Now a resupply mission with a Space Age espresso maker is coming to the rescue of Italy's current astronaut aboard the space station, Samantha Cristoforetti.
The machine was designed by Argotec, an Aerospace company based in Torino, Italy, together with the Italian coffee company Lavazza.
It's called ISSpresso.
"I-S-S for the International Space Station," says David Avino, Argotec's managing director. "'Presso' like the espresso."
The ISSpresso is a box about the size of a microwave. You put in a pouch of water, add a little capsule of espresso and press the button marked "brew." The espresso comes out in a second pouch. (Avino says the Italians are still trying to develop a little cup that will work in zero-G's.)
As The Salt has reported previously, this is an experimental machine. Nobody's sure how all that coffee and steam will behave in zero gravity, and they've had to take extra safety measures, including steel tubing and lots of sensors. Avino says he's confident hot espresso won't squirt into the cabin.
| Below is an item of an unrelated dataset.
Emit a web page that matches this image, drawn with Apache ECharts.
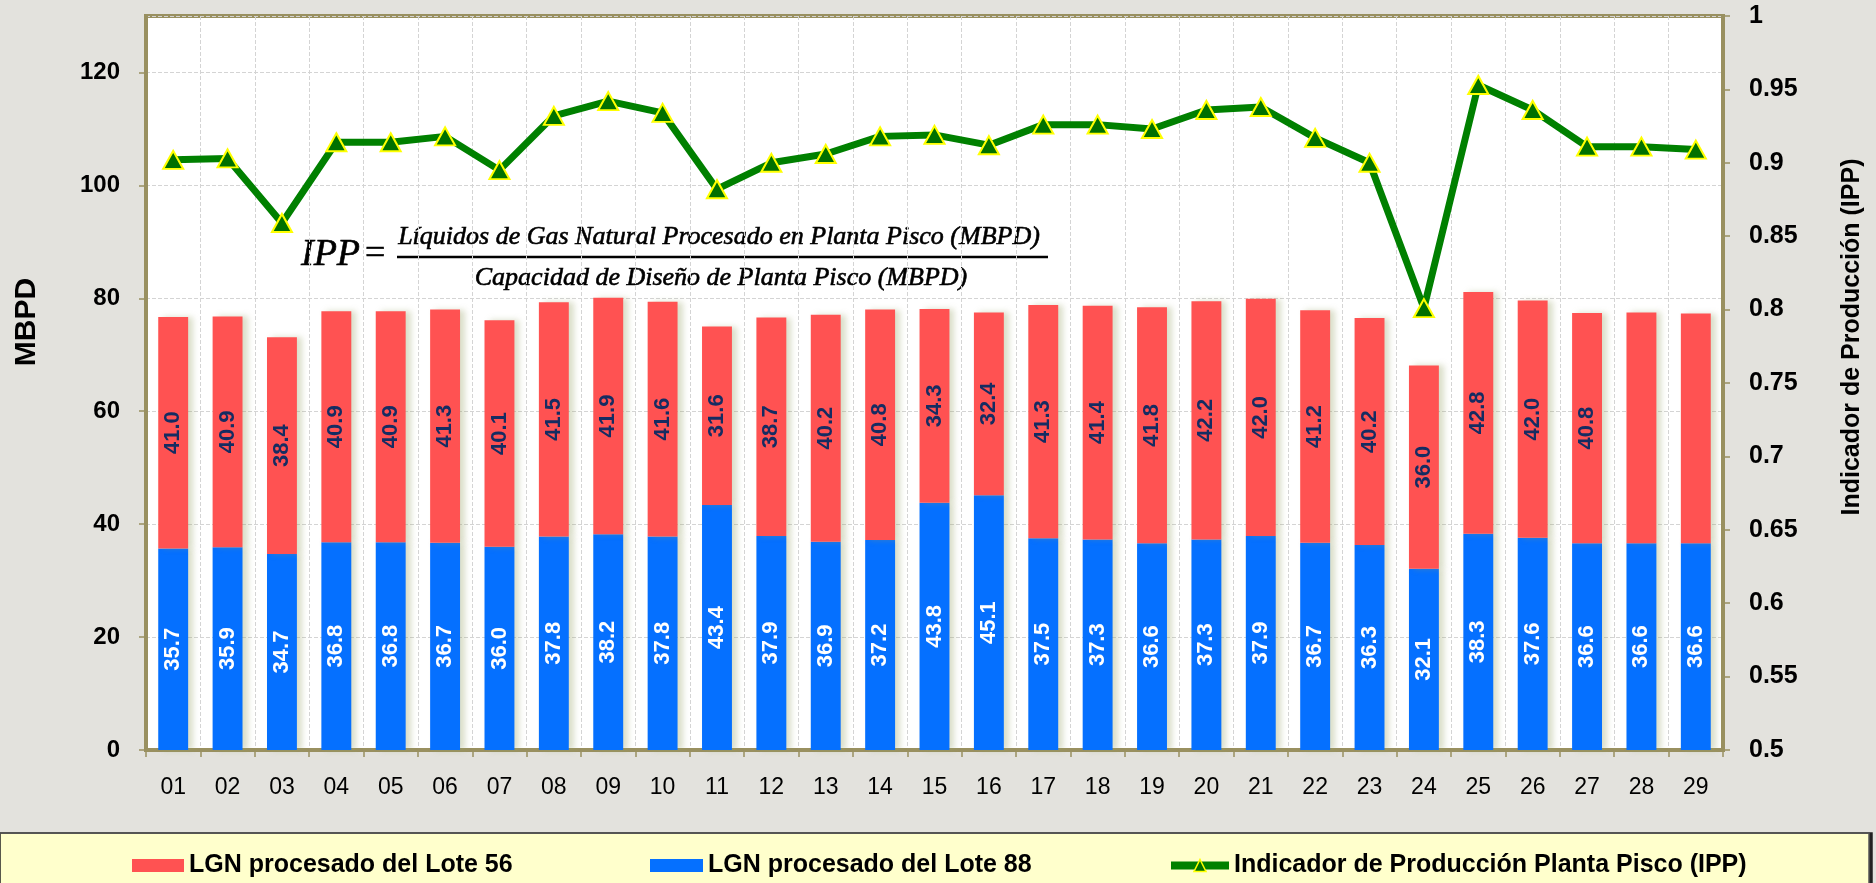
<!DOCTYPE html>
<html>
<head>
<meta charset="utf-8">
<title>IPP Planta Pisco</title>
<script src="https://cdn.jsdelivr.net/npm/echarts@6/dist/echarts.min.js"></script>
<style>
  html, body { margin: 0; padding: 0; background: #e3e2dd; }
  #chart { width: 1876px; height: 883px; }
</style>
</head>
<body>
<div id="chart"></div>
<script>
// dias del mes
const days = ['01', '02', '03', '04', '05', '06', '07', '08', '09', '10',
  '11', '12', '13', '14', '15', '16', '17', '18', '19', '20',
  '21', '22', '23', '24', '25', '26', '27', '28', '29']

// LGN procesado del Lote 88 (MBPD)
const lote88 = [35.7, 35.9, 34.7, 36.8, 36.8, 36.7, 36.0, 37.8, 38.2, 37.8,
  43.4, 37.9, 36.9, 37.2, 43.8, 45.1, 37.5, 37.3, 36.6, 37.3,
  37.9, 36.7, 36.3, 32.1, 38.3, 37.6, 36.6, 36.6, 36.6]

// LGN procesado del Lote 56 (MBPD)
const lote56 = [41.0, 40.9, 38.4, 40.9, 40.9, 41.3, 40.1, 41.5, 41.9, 41.6,
  31.6, 38.7, 40.2, 40.8, 34.3, 32.4, 41.3, 41.4, 41.8, 42.2,
  42.0, 41.2, 40.2, 36.0, 42.8, 42.0, 40.8, 40.9, 40.7]
// en el original estos dias no tienen etiqueta
const lote56NoLabel = ['28', '29']

// Indicador de Produccion Planta Pisco
const ipp = [0.902, 0.903, 0.859, 0.914, 0.914, 0.918, 0.895, 0.932, 0.942, 0.934,
  0.882, 0.900, 0.906, 0.918, 0.919, 0.912, 0.926, 0.926, 0.923, 0.936,
  0.938, 0.917, 0.900, 0.801, 0.953, 0.936, 0.911, 0.911, 0.909]

// ejes
const leftAxis = { min: 0, max: 130, interval: 20 }
const rightAxis = { min: 0.5, max: 1, interval: 0.05 }

const names = {
  l56: 'LGN procesado del Lote 56',
  l88: 'LGN procesado del Lote 88',
  ipp: 'Indicador de Producción Planta Pisco (IPP)'
}

const olive = '#999060'
const gridGrey = '#d4d4d4'
const font = 'Liberation Sans, Arial, sans-serif'
const mathFont = 'Liberation Serif, Times New Roman, serif'

const barShadow = {
  shadowColor: 'rgba(150,160,100,0.35)',
  shadowBlur: 6,
  shadowOffsetX: 5
}

const legendBase = {
  top: 853,
  padding: 0,
  itemGap: 0,
  textStyle: { fontFamily: font, fontSize: 25, fontWeight: 'bold', color: '#000' }
}

// texto de la formula, un poco mas grueso
const mathText = (text, size, italic) => ({
  text: text,
  font: (italic ? 'italic ' : '') + size + 'px ' + mathFont,
  fill: '#000',
  stroke: '#000',
  lineWidth: 0.6
})

const option = {
  animation: false,
  backgroundColor: '#e3e2dd',
  grid: {
    left: 146,
    right: 153,
    top: 16,
    bottom: 133,
    show: true,
    backgroundColor: '#fff',
    borderColor: olive,
    borderWidth: 4
  },
  legend: [
    Object.assign({}, legendBase, {
      left: 132, data: [names.l56], icon: 'rect', itemWidth: 52, itemHeight: 13
    }),
    Object.assign({}, legendBase, {
      left: 650, data: [names.l88], icon: 'rect', itemWidth: 53, itemHeight: 13
    }),
    Object.assign({}, legendBase, {
      left: 1167, data: [names.ipp], itemWidth: 58, itemHeight: 15,
      lineStyle: { width: 8, color: '#008000' },
      itemStyle: { color: '#007000', borderColor: '#ffff00', borderWidth: 1.5 }
    })
  ],
  xAxis: [{
    type: 'category',
    data: days,
    boundaryGap: true,
    axisLine: { lineStyle: { color: olive, width: 4 } },
    axisTick: { show: true, length: 7, lineStyle: { color: olive, width: 1.5 } },
    axisLabel: { margin: 26, fontFamily: font, fontSize: 23, color: '#000' },
    splitLine: { show: true, lineStyle: { color: gridGrey, type: 'dashed' } }
  }],
  yAxis: [{
    type: 'value',
    min: leftAxis.min,
    max: leftAxis.max,
    interval: leftAxis.interval,
    name: 'MBPD',
    nameLocation: 'middle',
    nameRotate: 90,
    nameGap: 104,
    nameTextStyle: {
      fontFamily: font, fontSize: 30, fontWeight: 'bold', color: '#000',
      padding: [0, 0, 0, 122]
    },
    axisLine: { show: true, lineStyle: { color: olive, width: 4 } },
    axisTick: { show: true, length: 7, lineStyle: { color: olive, width: 1.5 } },
    axisLabel: {
      margin: 26, showMaxLabel: false,
      fontFamily: font, fontSize: 24, fontWeight: 'bold', color: '#000'
    },
    splitLine: { show: true, lineStyle: { color: gridGrey, type: 'dashed' } }
  }, {
    type: 'value',
    position: 'right',
    min: rightAxis.min,
    max: rightAxis.max,
    interval: rightAxis.interval,
    name: 'Indicador de Producción (IPP)',
    nameLocation: 'middle',
    nameRotate: 90,
    nameGap: 117,
    nameTextStyle: {
      fontFamily: font, fontSize: 25, fontWeight: 'bold', color: '#000',
      padding: [0, 0, 0, 92]
    },
    axisLine: { show: true, lineStyle: { color: olive, width: 4 } },
    axisTick: { show: true, length: 7, lineStyle: { color: olive, width: 1.5 } },
    axisLabel: {
      margin: 26, fontFamily: font, fontSize: 25, fontWeight: 'bold', color: '#000'
    },
    splitLine: { show: false }
  }],
  graphic: [
    // recuadro amarillo de la leyenda
    {
      type: 'rect',
      z: 0,
      shape: { x: -3, y: 833, width: 1872, height: 60 },
      style: {
        fill: '#ffffcc', stroke: '#555', lineWidth: 1.5,
        shadowColor: '#222', shadowOffsetX: 3, shadowBlur: 0
      }
    },
    // formula del IPP
    {
      type: 'group',
      z: 1,
      children: [
        { type: 'rect', shape: { x: 290, y: 218, width: 768, height: 75 }, style: { fill: '#fff' } },
        {
          type: 'text', x: 301, y: 255,
          style: Object.assign(mathText('IPP', 38, true), { verticalAlign: 'middle' })
        },
        {
          type: 'text', x: 365, y: 255,
          style: Object.assign(mathText('=', 36, false), { verticalAlign: 'middle' })
        },
        {
          type: 'text', x: 719, y: 237,
          style: Object.assign(mathText('Líquidos de Gas Natural Procesado en Planta Pisco (MBPD)', 26, true),
            { align: 'center', verticalAlign: 'middle' })
        },
        {
          type: 'line', shape: { x1: 397, y1: 257, x2: 1048, y2: 257 },
          style: { stroke: '#000', lineWidth: 2.5 }
        },
        {
          type: 'text', x: 721, y: 278,
          style: Object.assign(mathText('Capacidad de Diseño de Planta Pisco (MBPD)', 26, true),
            { align: 'center', verticalAlign: 'middle' })
        }
      ]
    }
  ],
  series: [{
    name: names.l88,
    type: 'bar',
    stack: 'lgn',
    barWidth: '55%',
    itemStyle: Object.assign({ color: '#0570ff' }, barShadow),
    label: {
      show: true, position: 'inside', rotate: 90,
      fontFamily: font, fontSize: 22, fontWeight: 'bold', color: '#fff',
      formatter: p => p.value.toFixed(1)
    },
    data: lote88
  }, {
    name: names.l56,
    type: 'bar',
    stack: 'lgn',
    barWidth: '55%',
    itemStyle: Object.assign({ color: '#ff5252' }, barShadow),
    label: {
      show: true, position: 'inside', rotate: 90,
      fontFamily: font, fontSize: 22, fontWeight: 'bold', color: '#152c62',
      formatter: p => p.value.toFixed(1)
    },
    data: lote56.map((v, i) => ({
      value: v,
      label: { show: lote56NoLabel.indexOf(days[i]) < 0 }
    }))
  }, {
    name: names.ipp,
    type: 'line',
    yAxisIndex: 1,
    z: 5,
    symbol: 'triangle',
    symbolSize: [20, 18],
    lineStyle: { color: '#008000', width: 7 },
    itemStyle: { color: '#007000', borderColor: '#ffff00', borderWidth: 2 },
    data: ipp
  }]
}

const myChart = echarts.init(document.getElementById('chart'))
myChart.setOption(option)
window.addEventListener('resize', () => {
  myChart.resize()
})
</script>
</body>
</html>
Assuming it works, Italian astronaut Cristoforetti will probably get the first shot, but Avino says the machine is for everyone.
"Everybody can join and can also be happy getting an espresso coffee," Avino says. "And this will be also a great occasion, you know, to all meet together and [have] a coffee all together on the station."
It's perfect for the astronauts, but NASA's Vickie Kloeris is anxious. "Each cup has an individual capsule that has to be packaged separately. So there's a lot of trash and a lot of volume involved in it," she says. Getting things in and out of space is expensive, and Kloeris says NASA managers are still trying to figure out how to deal with all those finicky plastic pods.
Assuming it works, she thinks the astronauts will soon be needing more: The machine comes with just 20-30 coffee capsules.
"We'll see how it goes," she says. "If it's successful, then we'll have to figure out how we're going to resupply it."